The Miami Herald
April 21, 2000

 Czech officials accused of aiding dissidents in Cuba

 HAVANA -- (AP) -- Cuban officials have accused Czech diplomats of taking
 money from anti-Castro groups and the United States to aid dissidents in Cuba --
 and they sneered at Czech President Vaclav Havel as a ``fabricated dissident''
 before the fall of communism in his country.

 The attack Wednesday night came in response to a resolution criticizing Cuba's
 human rights record that was approved the previous day by the U.N. Human
 Rights Commission in Geneva. The resolution was sponsored by the Czech
 Republic and Poland, with support of the United States.

 On Tuesday a government-organized protest march past the Czech Embassy in
 Havana brought out 200,000 people, according to Cuban news media.

 In Prague, a Czech Foreign Ministry spokesman called the Cuban allegations
 ``total nonsense.''

 ``We firmly dismiss the Cuban allegations,'' Czech Foreign Ministry spokesman
 Ales Pospisil said. ``Neither the Czech chargé d'affaires nor his deputy are doing
 any subversive action.

 ``The Cuban allegations are an obvious reaction to the Czech-sponsored U.N.
 resolution, which, however, was an offer for a dialogue from our side. It wasn't an
 act of hostility.''

 With President Fidel Castro in the audience Wednesday night, Cuban state
 television presented officials and reporters for official news media denouncing
 Czech officials as lackeys of the United States.

 It also portrayed close surveillance of Czech diplomats and dissidents on the
 Communist-ruled island.

 Manuel Hevia, identified as a legal expert, read summaries of security dossiers
 kept on Czech diplomats in Cuba since 1989, when the European country -- then
 Czechoslovakia -- overthrew its Communist government.

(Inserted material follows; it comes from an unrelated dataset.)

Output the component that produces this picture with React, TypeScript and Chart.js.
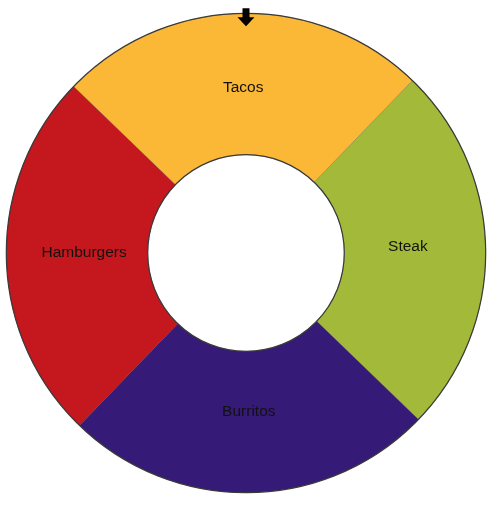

 Repeatedly citing names and dates, Hevia described meetings between Czech
 diplomats and Cuban dissidents, accusing the diplomats of passing cash,
 computers, propaganda and other supplies to ``anti-revolutionary ringleaders'' on
 behalf of anti-Castro activists in Florida.

 He claimed that some Czech diplomats were apparently paid by anti-Castro
 groups in Florida and said one made more than 20 visits to Miami.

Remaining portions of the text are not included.